Start of AVAILABLE RECORDS

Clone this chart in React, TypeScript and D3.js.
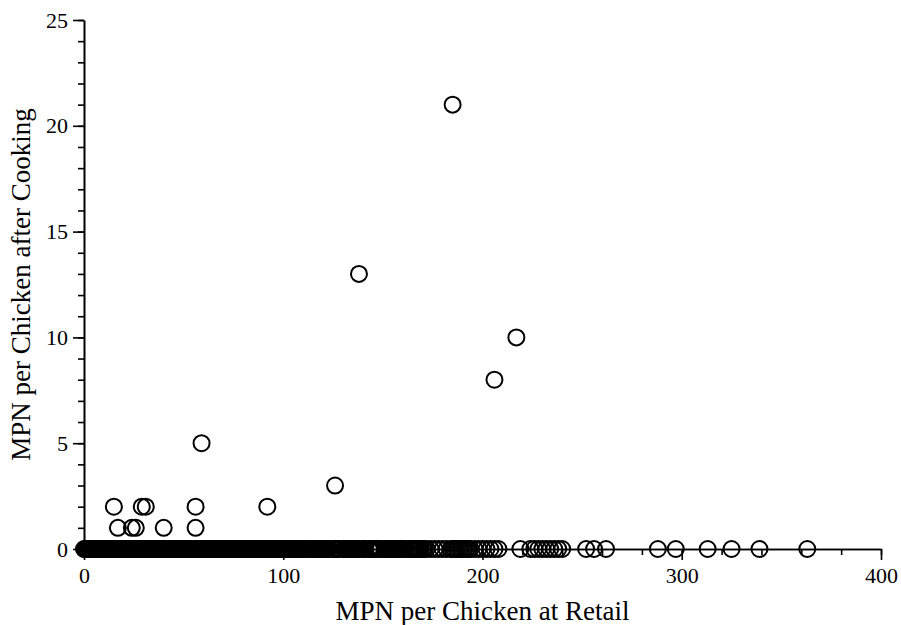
import React, { useEffect, useRef } from "react";
import * as d3 from "d3";

// samples with 0 MPN after cooking (x = MPN at retail)
const retailZero = [
  0, 0.5, 1, 1.5, 2, 2.5, 3, 3.5, 4, 4.5, 5, 5.5, 6, 6.5, 7, 7.5, 8, 8.5, 9, 9.5,
  10, 10.5, 11, 11.5, 12, 12.5, 13, 13.5, 14, 14.5, 15, 15.5, 16, 16.5, 17, 17.5,
  18, 18.5, 19, 19.5, 20, 20.5, 21, 21.5, 22, 22.5, 23, 23.5, 24, 24.5, 25, 25.5,
  26, 26.5, 27, 27.5, 28, 28.5, 29, 29.5, 30, 30.5, 31, 31.5, 32, 32.5, 33, 33.5,
  34, 34.5, 35, 35.5, 36, 36.5, 37, 37.5, 38, 38.5, 39, 39.5, 40, 40.5, 41, 41.5,
  42, 42.5, 43, 43.5, 44, 44.5, 45, 45.5, 46, 46.5, 47, 47.5, 48, 48.5, 49, 49.5,
  50, 50.5, 51, 51.5, 52, 52.5, 53, 53.5, 54, 54.5, 55, 55.5, 56, 56.5, 57, 57.5,
  58, 58.5, 59, 59.5, 60, 60.5, 61, 61.5, 62, 62.5, 63, 63.5, 64, 64.5, 65, 65.5,
  66, 66.5, 67, 67.5, 68, 68.5, 69, 69.5, 70, 70.5, 71, 71.5, 72, 72.5, 73, 73.5,
  74, 74.5, 75, 75.5, 76, 76.5, 77, 77.5, 78, 78.5, 79, 79.5, 80, 80.5, 81, 81.5,
  82, 82.5, 83, 83.5, 84, 84.5, 85, 85.5, 86, 86.5, 87, 87.5, 88, 88.5, 89, 89.5,
  90, 90.5, 91, 91.5, 92, 92.5, 93, 93.5, 94, 94.5, 95, 95.5, 96, 96.5, 97, 97.5,
  98, 98.5, 99, 99.5, 100, 100.5, 101, 101.5, 102, 102.5, 103, 103.5, 104, 104.5,
  105, 105.5, 106, 106.5, 107, 107.5, 108, 108.5, 109, 109.5, 110, 110.5, 111,
  113, 113.5, 114, 114.5, 115, 115.5, 116, 116.5, 117, 117.5, 118, 118.5, 119,
  119.5, 120, 120.5, 121, 121.5, 122, 122.5, 123, 125, 125.5, 126, 126.5, 127,
  127.5, 128, 130, 130.5, 131, 131.5, 132, 132.5, 133, 133.5, 134, 134.5, 135,
  135.5, 136, 136.5, 137, 137.5, 138, 140, 140.5, 141, 143, 143.5, 144, 144.5,
  145, 145.5, 146, 146.5, 147, 147.5, 148, 148.5, 149, 151, 151.5, 152, 152.5,
  153, 153.5, 154, 154.5, 155, 155.5, 156, 156.5, 157, 157.5, 158, 158.5, 159,
  159.5, 160, 160.5, 161, 163, 163.5, 164, 164.5, 165, 165.5, 166, 166.5, 167,
  167.5, 168, 168.5, 169, 170, 171, 172, 174, 176, 178, 180, 182, 184, 185, 186,
  187, 188, 189, 190, 191, 192, 193, 194, 196, 198, 200, 202, 204, 206, 208, 219,
  224, 226, 228, 230, 232, 234, 236, 238, 240, 252, 256, 262, 288, 297, 313, 325,
  339, 363,
];

// samples with detectable MPN after cooking
const retailPos = [15, 17, 24, 26, 29, 31, 40, 56, 56, 59, 92, 126, 138, 185, 206, 217];
const cookedPos = [2, 1, 1, 1, 2, 2, 1, 2, 1, 5, 2, 3, 13, 21, 8, 10];

const xTicks = [0, 100, 200, 300, 400];
const yTicks = [0, 5, 10, 15, 20, 25];

const xTitle = "MPN per Chicken at Retail";
const yTitle = "MPN per Chicken after Cooking";

export default function App() {
  const ref = useRef<SVGSVGElement>(null);

  useEffect(() => {
    const svg = d3.select(ref.current);
    svg.selectAll("*").remove();

    const font = "Liberation Serif, Times New Roman, DejaVu Serif, serif";
    const x = d3.scaleLinear().domain([0, 400]).range([84, 881]);
    const y = d3.scaleLinear().domain([0, 25]).range([549, 20]);

    const points = [
      ...retailZero.map((r) => ({ r, c: 0 })),
      ...retailPos.map((r, i) => ({ r, c: cookedPos[i] })),
    ];

    svg.append("g")
      .selectAll("circle")
      .data(points)
      .join("circle")
      .attr("cx", (d) => x(d.r))
      .attr("cy", (d) => y(d.c))
      .attr("r", 8)
      .attr("fill", "none")
      .attr("stroke", "#000")
      .attr("stroke-width", 2);

    // minor ticks
    svg.append("g")
      .attr("transform", `translate(0,${y(0)})`)
      .call(d3.axisBottom(x).tickValues(d3.range(0, 401, 20)).tickSize(6).tickSizeOuter(0).tickFormat(() => ""));
    svg.append("g")
      .attr("transform", `translate(${x(0)},0)`)
      .call(d3.axisLeft(y).tickValues(d3.range(0, 26, 1)).tickSize(6).tickSizeOuter(0).tickFormat(() => ""));

    // major ticks + labels
    const xa = svg.append("g")
      .attr("transform", `translate(0,${y(0)})`)
      .call(d3.axisBottom(x).tickValues(xTicks).tickSize(11).tickSizeOuter(0).tickPadding(7));
    const ya = svg.append("g")
      .attr("transform", `translate(${x(0)},0)`)
      .call(d3.axisLeft(y).tickValues(yTicks).tickSize(11).tickSizeOuter(0).tickPadding(5));

    svg.selectAll(".domain, .tick line")
      .attr("stroke", "#000")
      .attr("stroke-width", 1.6);
    [xa, ya].forEach((a) => {
      a.attr("font-family", font).attr("font-size", 22);
      a.selectAll("text").attr("fill", "#000");
    });

    svg.append("text")
      .attr("x", (x(0) + x(400)) / 2)
      .attr("y", 620)
      .attr("text-anchor", "middle")
      .attr("font-family", font)
      .attr("font-size", 27)
      .text(xTitle);

    svg.append("text")
      .attr("transform", `translate(30,${(y(0) + y(25)) / 2}) rotate(-90)`)
      .attr("text-anchor", "middle")
      .attr("font-family", font)
      .attr("font-size", 27)
      .text(yTitle);
  }, []);

  return (
    <svg
      ref={ref}
      width={901}
      height={625}
      style={{ position: "absolute", left: 0, top: 0, background: "#fff" }}
    />
  );
}
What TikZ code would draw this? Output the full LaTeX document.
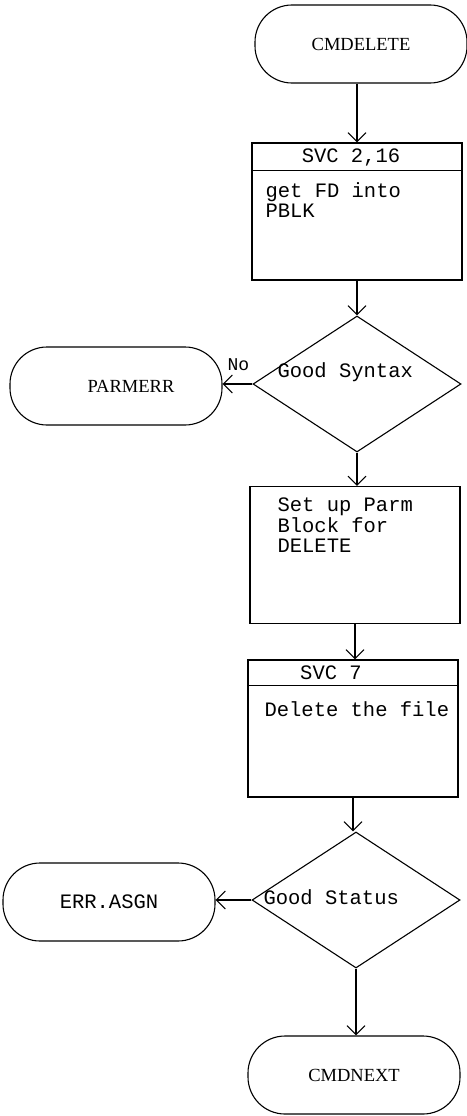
\documentclass[tikz,border=0pt]{standalone}
\usepackage{fontspec}
\setmainfont{Liberation Serif}
\setmonofont{Liberation Mono}
\usetikzlibrary{arrows.meta,shapes.geometric}
\begin{document}
\begin{tikzpicture}[x=1pt,y=-1pt, line width=1.1pt,
 term/.style={draw, rectangle, rounded corners=37pt, minimum width=212pt, minimum height=78pt, inner sep=0pt, font=\fontsize{18.5}{21}\selectfont},
 termtt/.style={term, font=\ttfamily\fontsize{20.5}{22}\selectfont},
 proc/.style={draw, rectangle, minimum width=210pt, minimum height=137pt, inner sep=0pt},
 dec/.style={draw, diamond, minimum width=208pt, minimum height=136pt, inner sep=0pt},
 txt/.style={font=\ttfamily\fontsize{20.5}{20.5}\selectfont, align=left, inner sep=0pt, anchor=base west},
 hdr/.style={font=\ttfamily\fontsize{20.5}{21}\selectfont, inner sep=0pt, anchor=base},
 arr/.style={-{Straight Barb[length=9pt,width=18pt]}}
]
\useasboundingbox (0,0) rectangle (466,1116);
% shapes
\node[term] (start) at (361,44) {CMDELETE};
\node[proc] (b1) at (357,211.5) {};
\node[dec] (d1) at (357,384) {};
\node[term] (perr) at (116,386) {\hspace*{30pt}PARMERR};
\node[proc] (b2) at (355,555) {};
\node[proc] (b3) at (353,728.5) {};
\node[dec] (d2) at (356,900) {};
\node[termtt] (easgn) at (109,902) {ERR.ASGN};
\node[term] (next) at (354,1075) {CMDNEXT};
% header lines
\draw ([yshift=-28pt]b1.north west) -- ([yshift=-28pt]b1.north east);
\draw ([yshift=-26pt]b3.north west) -- ([yshift=-26pt]b3.north east);
% texts
\node[hdr] (h1) at (351,162) {SVC 2,16};
\node[txt] (t1a) at (265,197) {get FD into};
\node[txt] (t1b) at (265,217) {PBLK};
\node[txt] (s1) at (277,377) {Good Syntax};
\node[txt] (t2a) at (277,511) {Set up Parm};
\node[txt] (t2b) at (277,532) {Block for};
\node[txt] (t2c) at (277,552) {DELETE};
\node[hdr] (h3) at (331,679) {SVC 7};
\node[txt] (t3) at (264,716) {Delete the file};
\node[txt] (s2) at (263,904) {Good Status};
\node[font=\ttfamily\fontsize{18}{20}\selectfont, inner sep=0pt, anchor=base west] (no) at (227,370) {No};
% connectors
\draw[arr] (b1.north |- start.south) -- (b1.north);
\draw[arr] (b1.south) -- (d1.north);
\draw[arr] (d1.west) -- (d1.west -| perr.east);
\draw[arr] (d1.south) -- (d1.south |- b2.north);
\draw[arr] (b2.south) -- (b2.south |- b3.north);
\draw[arr] (b3.south) -- (b3.south |- d2.north);
\draw[arr] (d2.west) -- (d2.west -| easgn.east);
\draw[arr] (d2.south) -- (d2.south |- next.north);
\end{tikzpicture}
\end{document}
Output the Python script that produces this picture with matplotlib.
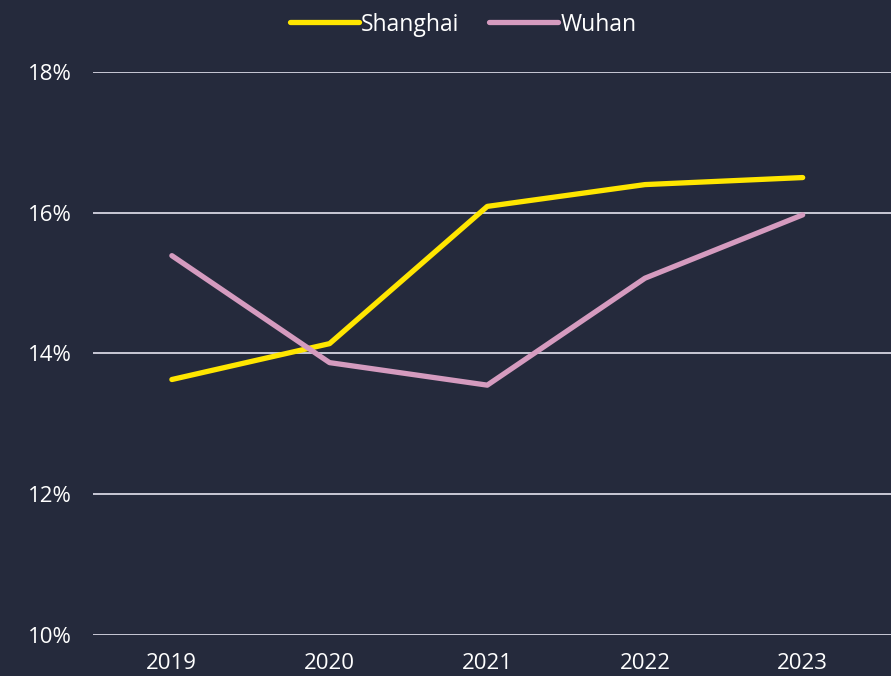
import matplotlib.pyplot as plt

years = ['2019', '2020', '2021', '2022', '2023']
shanghai = [13.63, 14.14, 16.09, 16.40, 16.50]
wuhan = [15.39, 13.87, 13.55, 15.07, 15.97]
yticks = [10, 12, 14, 16, 18]

bg = '#252a3c'
plt.rcParams['font.family'] = ['Open Sans', 'DejaVu Sans']

fig = plt.figure(figsize=(8.91, 6.76), dpi=100, facecolor=bg)
ax = fig.add_axes([0.1044, 0.0607, 0.8956, 0.8328], facecolor=bg)

x = range(len(years))
ax.plot(x, shanghai, color='#ffe600', lw=3.8, label='Shanghai', solid_capstyle='round')
ax.plot(x, wuhan, color='#d59bbf', lw=3.8, label='Wuhan', solid_capstyle='round')

ax.set_xlim(-0.5, 4.56)
ax.set_ylim(10, 18)
ax.set_xticks(list(x))
ax.set_xticklabels(years)
ax.set_yticks(yticks)
ax.set_yticklabels([f'{v}%' for v in yticks])
ax.grid(axis='y', color='#c9c9d6', lw=1.4)
ax.set_axisbelow(True)
for s in ax.spines.values():
    s.set_visible(False)
ax.tick_params(length=0, colors='white', labelsize=16)
ax.tick_params(axis='y', pad=15)
ax.tick_params(axis='x', pad=13)

leg = fig.legend(loc='upper center', bbox_to_anchor=(0.52, 1.012), ncol=2, frameon=False,
                 fontsize=16.5, handlelength=3.0, handletextpad=0.1, columnspacing=1.3)
for t in leg.get_texts():
    t.set_color('white')

fig.savefig('out.png', facecolor=bg)
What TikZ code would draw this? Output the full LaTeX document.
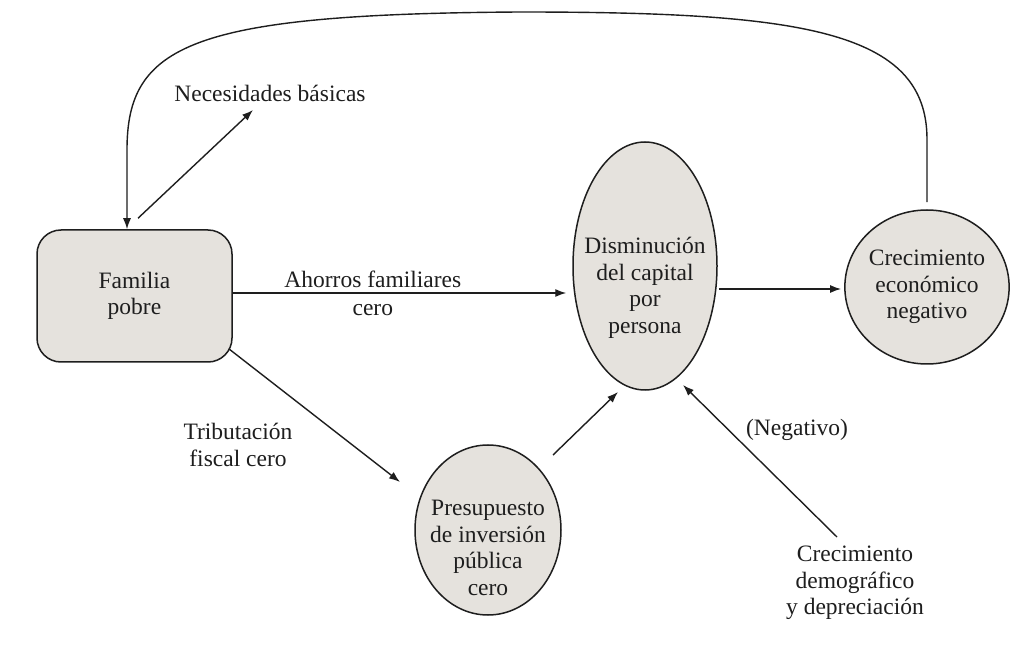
\documentclass[tikz,border=0pt]{standalone}
\usepackage{fontspec}
\setmainfont{Liberation Serif}
\usetikzlibrary{arrows.meta,shapes.geometric}
\definecolor{nodefill}{RGB}{229,226,221}
\definecolor{ink}{RGB}{30,30,30}
\begin{document}
\begin{tikzpicture}[x=1pt,y=-1pt,
  font=\fontsize{23.5}{26.5}\selectfont,
  box/.style={draw=ink, line width=1.5pt, fill=nodefill, rounded corners=24pt,
    minimum width=195pt, minimum height=132pt, inner sep=0pt, align=center, text=ink},
  oval/.style={draw=ink, line width=1.5pt, fill=nodefill, ellipse, inner sep=0pt,
    align=center, text=ink},
  txt/.style={text=ink, align=center, inner sep=0pt},
  arr/.style={draw=ink, line width=1.4pt, -{Latex[length=11pt,width=8pt]}},
]
\useasboundingbox (0,0) rectangle (1021,652);
\fill[white] (0,0) rectangle (1021,652);

\node[box] (fam) at (134.5,296) {Familia\\pobre};
\node[oval, minimum width=144pt, minimum height=248pt] (dis) at (645,266) {};
\node[txt] (dist) at (645,288) {Disminución\\del capital\\por\\persona};
\node[oval, minimum width=158pt, minimum height=154pt] (cre) at (927,287) {Crecimiento\\económico\\negativo};
\node[oval, minimum width=146pt, minimum height=170pt] (pre) at (488,530) {};
\node[txt] (pret) at (488,548) {Presupuesto\\de inversión\\pública\\cero};

\node[txt] (need) at (270,93) {Necesidades básicas};
\node[txt] (trib) at (238,445) {Tributación\\fiscal cero};
\node[txt] (neg) at (797,430) {(Negativo)};
\node[txt] (demo) at (855,583) {Crecimiento\\demográfico\\y depreciación};

\draw[arr] ([shift={(3.5,-11)}]fam.north) -- ([shift={(-17,17)}]need.center);
\draw[arr] ([shift={(0,-3)}]fam.east) -- node[txt, pos=0.42] (ahorro) {Ahorros familiares\\[1.5pt]cero} ([shift={(-6,27)}]dis.west);
\draw[arr] ([shift={(1,23)}]dis.east) -- ([shift={(-3,2)}]cre.west);
\draw[arr] ([shift={(-4,-14)}]fam.south east) -- ([shift={(-88,-48)}]pre.center);
\draw[arr] ([shift={(65,-75)}]pre.center) -- ([shift={(-27,126)}]dis.center);
\draw[arr] ([shift={(-18,-46)}]demo.center) -- ([shift={(38,119)}]dis.center);
\draw[arr] ([shift={(0,-7)}]cre.north) -- ++(0,-63)
  .. controls (927,30) and (800,12) .. (520,12)
  .. controls (190,14) and (127,45) .. (127,150)
  -- ([shift={(-7.5,0)}]fam.north);
\end{tikzpicture}
\end{document}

End of AVAILABLE RECORDS

• **DIRECTIVE**:
From the records above, copy exactly the stretch from the line holding "Output the Python" through the line holding "plt.rcParams['font.family'] = ['Open", both ends included, without the pictures.

• **SOLUTION TO THE EXERCISE**:
Output the Python script that produces this picture with matplotlib.
import matplotlib.pyplot as plt

years = ['2019', '2020', '2021', '2022', '2023']
shanghai = [13.63, 14.14, 16.09, 16.40, 16.50]
wuhan = [15.39, 13.87, 13.55, 15.07, 15.97]
yticks = [10, 12, 14, 16, 18]

bg = '#252a3c'
plt.rcParams['font.family'] = ['Open Sans', 'DejaVu Sans']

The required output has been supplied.